**** Raw records ****

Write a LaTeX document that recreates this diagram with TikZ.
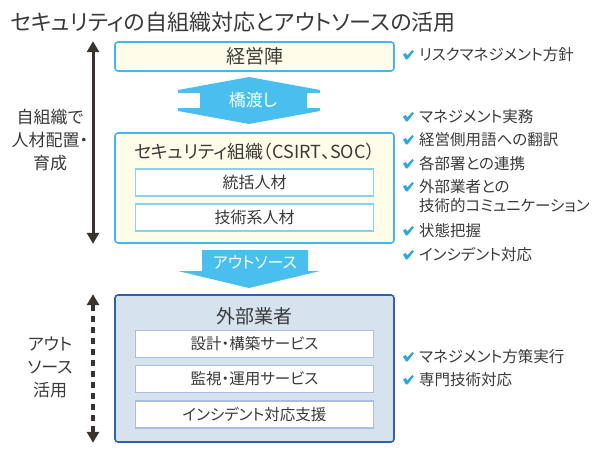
\documentclass[tikz,border=0pt]{standalone}
\usepackage{fontspec}
\setmainfont{Noto Sans CJK JP}[RawFeature=+palt]
\usetikzlibrary{arrows.meta,positioning}

\definecolor{inkgray}{HTML}{3A3A3A}
\definecolor{skyline}{HTML}{40B8EA}
\definecolor{skyfill}{HTML}{48BFEE}
\definecolor{creamfill}{HTML}{FFFDEA}
\definecolor{paleline}{HTML}{88D1F1}
\definecolor{navyline}{HTML}{2F62AC}
\definecolor{greyblue}{HTML}{D7E2EF}
\definecolor{mistline}{HTML}{A9BFDD}
\definecolor{darkarrow}{HTML}{3A3131}
\definecolor{tickblue}{HTML}{2EA7E0}

\tikzset{
    ownbox/.style={draw=skyline, fill=creamfill, line width=1.6pt, rounded corners=3pt, minimum width=279pt},
    vendorbox/.style={draw=navyline, fill=greyblue, line width=1.6pt, rounded corners=3pt, minimum width=279pt},
    ownrole/.style={draw=paleline, fill=white, line width=1.3pt, minimum width=238pt, minimum height=27pt, text=inkgray, font=\fontsize{16}{16}\selectfont},
    vendorrole/.style={draw=mistline, fill=white, line width=1.2pt, minimum width=238pt, minimum height=27pt, text=inkgray, font=\fontsize{15.5}{15.5}\selectfont},
    sidenote/.style={align=center, text=inkgray, font=\fontsize{17}{23}\selectfont},
    duty/.style={anchor=west, inner sep=0pt, text=inkgray, font=\fontsize{15.5}{15.5}\selectfont},
    blocklabel/.style={text=white, inner sep=0pt},
    bothway/.style={{Triangle[width=12pt,length=11pt]}-{Triangle[width=12pt,length=11pt]}, line width=3pt, draw=darkarrow},
    tick/.pic={\fill[tickblue] (0,3.6) -- (2.6,2) -- (4.2,4.4) -- (9.4,-1) -- (10.8,0.4) -- (4.6,8.4) -- (2.8,8.4) -- cycle;}
}

\begin{document}
\begin{tikzpicture}[x=1pt, y=-1pt]

    \useasboundingbox (0,0) rectangle (600,453);

    \node[anchor=west, inner sep=0pt, text=inkgray, font=\fontsize{22}{22}\selectfont] (title) at (10,22)
    {セキュリティの自組織対応とアウトソースの活用};

    \node[ownbox, minimum height=29pt, text=inkgray, font=\fontsize{19}{19}\selectfont] (board) at (254.5,56.5) {経営陣};

    \fill[skyfill] (249,77) -- (320,90) -- (320,93) -- (307,93) -- (307,108) -- (320,108) -- (320,111)
        -- (249,124) -- (178,111) -- (178,108) -- (200,108) -- (200,93) -- (178,93) -- (178,90) -- cycle;
    \node[blocklabel, font=\fontsize{17}{17}\selectfont] (bridge) at (253,100) {橋渡し};

    \node[ownbox, minimum height=110pt] (secorg) at (254.5,188) {};
    \node[text=inkgray, font=\fontsize{18}{18}\selectfont] (secname) at (254.5,152) {セキュリティ組織（CSIRT、SOC）};
    \node[ownrole] (lead) at (254.5,182.5) {統括人材};
    \node[ownrole] (tech) at (254.5,217.5) {技術系人材};

    \fill[skyfill] (202,250) -- (308,250) -- (308,271) -- (320,271) -- (249,288) -- (178,271) -- (202,271) -- cycle;
    \node[blocklabel, font=\fontsize{16}{16}\selectfont] (outsrc) at (255,262) {アウトソース};

    \node[vendorbox, minimum height=147pt] (vendor) at (254.5,368.5) {};
    \node[text=inkgray, font=\fontsize{19}{19}\selectfont] (vendname) at (254.5,316) {外部業者};
    \node[vendorrole] (build) at (254.5,344) {設計・構築サービス};
    \node[vendorrole] (watch) at (254.5,379) {監視・運用サービス};
    \node[vendorrole] (incsup) at (254.5,414.5) {インシデント対応支援};

    \coordinate (lx) at (93,0);
    \draw[bothway] (board.north -| lx) -- (secorg.south -| lx);
    \draw[bothway, line width=4pt, dash pattern=on 6.5pt off 4.5pt] (vendor.north -| lx) -- (vendor.south -| lx);

    \node[sidenote] (selfnote) at (50,140) {自組織で\\人材配置・\\育成};
    \node[sidenote] (outnote) at (50,367) {アウト\\ソース\\活用};

    \node[duty] (d1) at (419,55) {リスクマネジメント方針};
    \node[duty] (d2) at (419,117) {マネジメント実務};
    \node[duty] (d3) at (419,140) {経営側用語への翻訳};
    \node[duty] (d4) at (419,164) {各部署との連携};
    \node[duty] (d5) at (419,187) {外部業者との};
    \node[duty] (d5b) at (419,206) {技術的コミュニケーション};
    \node[duty] (d6) at (419,231) {状態把握};
    \node[duty] (d7) at (419,255) {インシデント対応};
    \node[duty] (d8) at (419,357) {マネジメント方策実行};
    \node[duty] (d9) at (419,380) {専門技術対応};

    \foreach \d in {d1,d2,d3,d4,d5,d6,d7,d8,d9}
        \pic at ([shift={(-16,-4)}]\d.west) {tick};

\end{tikzpicture}
\end{document}
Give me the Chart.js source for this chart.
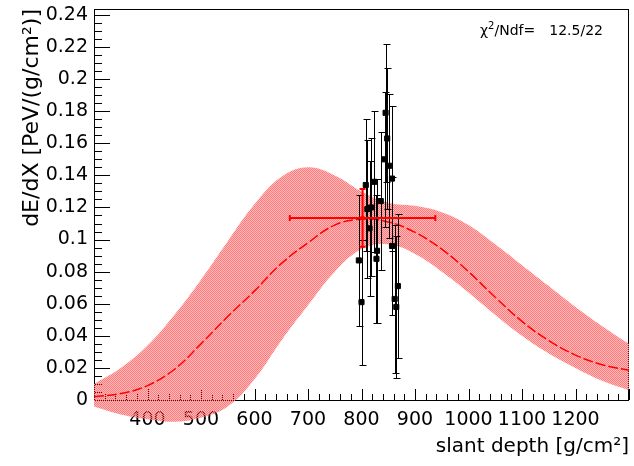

****

**Exercise description:** Reproduce all of the data exactly, omitting each picture it holds.

**Task response:**
Write a LaTeX document that recreates this diagram with TikZ.
\documentclass[tikz,border=0pt]{standalone}
\usepackage{fontspec}
\setmainfont{Noto Sans CJK JP}[RawFeature=+palt]
\usetikzlibrary{arrows.meta,positioning}

\definecolor{inkgray}{HTML}{3A3A3A}
\definecolor{skyline}{HTML}{40B8EA}
\definecolor{skyfill}{HTML}{48BFEE}
\definecolor{creamfill}{HTML}{FFFDEA}
\definecolor{paleline}{HTML}{88D1F1}
\definecolor{navyline}{HTML}{2F62AC}
\definecolor{greyblue}{HTML}{D7E2EF}
\definecolor{mistline}{HTML}{A9BFDD}
\definecolor{darkarrow}{HTML}{3A3131}
\definecolor{tickblue}{HTML}{2EA7E0}

\tikzset{
    ownbox/.style={draw=skyline, fill=creamfill, line width=1.6pt, rounded corners=3pt, minimum width=279pt},
    vendorbox/.style={draw=navyline, fill=greyblue, line width=1.6pt, rounded corners=3pt, minimum width=279pt},
    ownrole/.style={draw=paleline, fill=white, line width=1.3pt, minimum width=238pt, minimum height=27pt, text=inkgray, font=\fontsize{16}{16}\selectfont},
    vendorrole/.style={draw=mistline, fill=white, line width=1.2pt, minimum width=238pt, minimum height=27pt, text=inkgray, font=\fontsize{15.5}{15.5}\selectfont},
    sidenote/.style={align=center, text=inkgray, font=\fontsize{17}{23}\selectfont},
    duty/.style={anchor=west, inner sep=0pt, text=inkgray, font=\fontsize{15.5}{15.5}\selectfont},
    blocklabel/.style={text=white, inner sep=0pt},
    bothway/.style={{Triangle[width=12pt,length=11pt]}-{Triangle[width=12pt,length=11pt]}, line width=3pt, draw=darkarrow},
    tick/.pic={\fill[tickblue] (0,3.6) -- (2.6,2) -- (4.2,4.4) -- (9.4,-1) -- (10.8,0.4) -- (4.6,8.4) -- (2.8,8.4) -- cycle;}
}

\begin{document}
\begin{tikzpicture}[x=1pt, y=-1pt]

    \useasboundingbox (0,0) rectangle (600,453);

    \node[anchor=west, inner sep=0pt, text=inkgray, font=\fontsize{22}{22}\selectfont] (title) at (10,22)
    {セキュリティの自組織対応とアウトソースの活用};

    \node[ownbox, minimum height=29pt, text=inkgray, font=\fontsize{19}{19}\selectfont] (board) at (254.5,56.5) {経営陣};

    \fill[skyfill] (249,77) -- (320,90) -- (320,93) -- (307,93) -- (307,108) -- (320,108) -- (320,111)
        -- (249,124) -- (178,111) -- (178,108) -- (200,108) -- (200,93) -- (178,93) -- (178,90) -- cycle;
    \node[blocklabel, font=\fontsize{17}{17}\selectfont] (bridge) at (253,100) {橋渡し};

    \node[ownbox, minimum height=110pt] (secorg) at (254.5,188) {};
    \node[text=inkgray, font=\fontsize{18}{18}\selectfont] (secname) at (254.5,152) {セキュリティ組織（CSIRT、SOC）};
    \node[ownrole] (lead) at (254.5,182.5) {統括人材};
    \node[ownrole] (tech) at (254.5,217.5) {技術系人材};

    \fill[skyfill] (202,250) -- (308,250) -- (308,271) -- (320,271) -- (249,288) -- (178,271) -- (202,271) -- cycle;
    \node[blocklabel, font=\fontsize{16}{16}\selectfont] (outsrc) at (255,262) {アウトソース};

    \node[vendorbox, minimum height=147pt] (vendor) at (254.5,368.5) {};
    \node[text=inkgray, font=\fontsize{19}{19}\selectfont] (vendname) at (254.5,316) {外部業者};
    \node[vendorrole] (build) at (254.5,344) {設計・構築サービス};
    \node[vendorrole] (watch) at (254.5,379) {監視・運用サービス};
    \node[vendorrole] (incsup) at (254.5,414.5) {インシデント対応支援};

    \coordinate (lx) at (93,0);
    \draw[bothway] (board.north -| lx) -- (secorg.south -| lx);
    \draw[bothway, line width=4pt, dash pattern=on 6.5pt off 4.5pt] (vendor.north -| lx) -- (vendor.south -| lx);

    \node[sidenote] (selfnote) at (50,140) {自組織で\\人材配置・\\育成};
    \node[sidenote] (outnote) at (50,367) {アウト\\ソース\\活用};

    \node[duty] (d1) at (419,55) {リスクマネジメント方針};
    \node[duty] (d2) at (419,117) {マネジメント実務};
    \node[duty] (d3) at (419,140) {経営側用語への翻訳};
    \node[duty] (d4) at (419,164) {各部署との連携};
    \node[duty] (d5) at (419,187) {外部業者との};
    \node[duty] (d5b) at (419,206) {技術的コミュニケーション};
    \node[duty] (d6) at (419,231) {状態把握};
    \node[duty] (d7) at (419,255) {インシデント対応};
    \node[duty] (d8) at (419,357) {マネジメント方策実行};
    \node[duty] (d9) at (419,380) {専門技術対応};

    \foreach \d in {d1,d2,d3,d4,d5,d6,d7,d8,d9}
        \pic at ([shift={(-16,-4)}]\d.west) {tick};

\end{tikzpicture}
\end{document}
Give me the Chart.js source for this chart.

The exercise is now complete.